This article originally appeared in the Globe and Mail.
By Jerome Gessaroli, January 14, 2026
Without a single track laid, the Alto high-speed rail project is barrelling toward a costly fiscal reckoning.
Size is a major factor. Alto is estimated to cost $60-billion to $90-billion and cover more than 1,000 kilometres. For an infrastructure project of that scale, even minor planning errors can add billions in public costs. Compounding that risk, Ottawa has proposed accelerating construction by roughly four years, effectively locking in fiscal and political commitments before routes, station locations and land requirements are resolved.
There is nothing wrong with wanting Canada to pursue large projects that could add long-term value. Ambitious infrastructure can play a constructive role in economic development and national cohesion. Concern arises when an initiative is sold through aspirational language – described as a “game-changer,” a “generational investment” or a way to “turbocharge” the economy – before its costs, scope and risks are clear.
That framing builds political momentum that constrains scrutiny and makes it harder to revisit assumptions as new evidence emerges, often resulting in higher costs for taxpayers and less than promised for future users.
Yet Alto is being pushed forward despite key unanswered questions – including where the line will run, where stations will be located, how the train will enter major cities and what land must be acquired.
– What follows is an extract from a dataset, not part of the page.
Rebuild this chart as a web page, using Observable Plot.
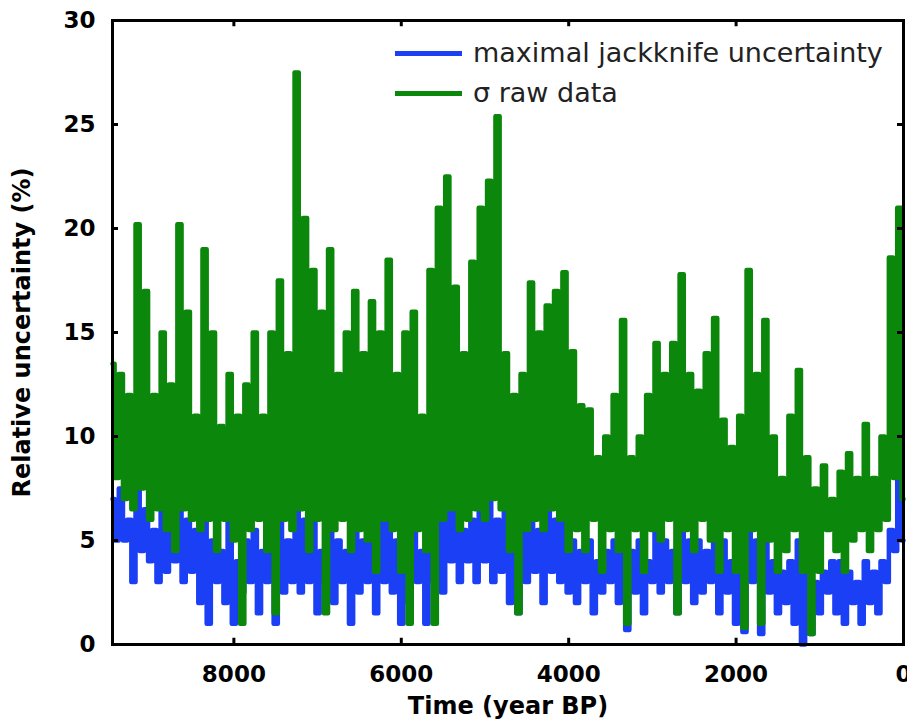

International best practice, including guidance from the Organization for Economic Co-operation and Development and research by economic geographer Bent Flyvbjerg, cautions against committing to large infrastructure projects before routes, costs and delivery risks are clearly understood. Accelerating a project of this scale under such conditions increases the likelihood that practical problems will emerge only after political and financial commitments are locked in.
Canada has limited experience in building true high-speed rail. Even European countries with decades of experience often face major delays and cost overruns. Canada would be undertaking this for the first time, in an economy that has for years struggled to deliver infrastructure projects on time and on budget.
A 2018 European Union audit found high-speed rail projects across the union experienced average cost increases of 78 per cent over original estimates. If jurisdictions with established expertise face increases of that scale, the fiscal risks for a first-of-its-kind Canadian project are inevitably higher.
Canada has a recent record of large overruns on projects less complex than high-speed rail. Metrolinx says Ontario Line construction costs have nearly doubled since an original $10.9-billion estimate. The Trans Mountain pipeline expansion’s final cost of $34-billion was about $28-billion above its original estimate. If projects of lesser complexity can go so far off course, a $60-billion to $90-billion high-speed rail carries fiscal risk on a different order. Political urgency cannot override complex engineering realities.
The real question is how expensive Alto would be for the travel time it saves. Publicly available estimates suggest that high-speed rail on the Toronto–Quebec City corridor would reduce end-to-end travel times by roughly four hours compared with today’s service. On that basis, the project implies capital costs of roughly $250-million to $375-million for each minute of travel time saved.
For context, the 2018 audit of EU projects found average costs of €90-million a minute saved ($146-million), though there was wide variation between lines. Alto appears well above that average.
It is also useful to compare costs on a per-kilometre basis. High-speed rail lines in Europe have averaged about €25-million per kilometre, or roughly $40-million, according to the same EU analysis. For a corridor of about 1,000 kilometres, Alto would imply costs of about $60-million to $90-million a kilometre – again, materially higher than Europe.
A 2025 C.D. Howe Institute report estimates high-speed rail could deliver $15-billion to $27-billion in benefits, ranging from faster and more reliable travel, reduced road congestion, improved economic connectivity and lower emissions. These benefits exclude operating revenues, and the report does not assess whether total benefits exceed the project’s costs. Even so, the benefits identified are modest relative to the capital investment required to build a high-speed rail line.
Proponents of Alto also point to the use of public-private partnership to manage some fiscal risk. While this approach can shift some delivery and performance risks to private partners, cost increases from design changes, land acquisition, permitting or delays ultimately fall to government. For a project of this scale, taxpayers remain the backstop if costs rise or assumptions prove optimistic.
The economic case for the full Alto corridor hasn’t yet publicly cleared a conservative cost-benefit test. Earlier federal analysis suggested the Montreal–Ottawa–Toronto segment was more plausible than the full Toronto-Quebec City corridor. The much higher costs now being discussed only further raise the bar to deliver corresponding benefits.
The core issue with Alto is premature commitment. Best practice uses solid business cases to decide whether a project should move ahead before political commitments are locked in. Ottawa should lean on the brakes until that business case exists.
Jerome Gessaroli is a senior fellow at the Macdonald-Laurier Institute and leads the Sound Economic Policy Project at the British Columbia Institute of Technology.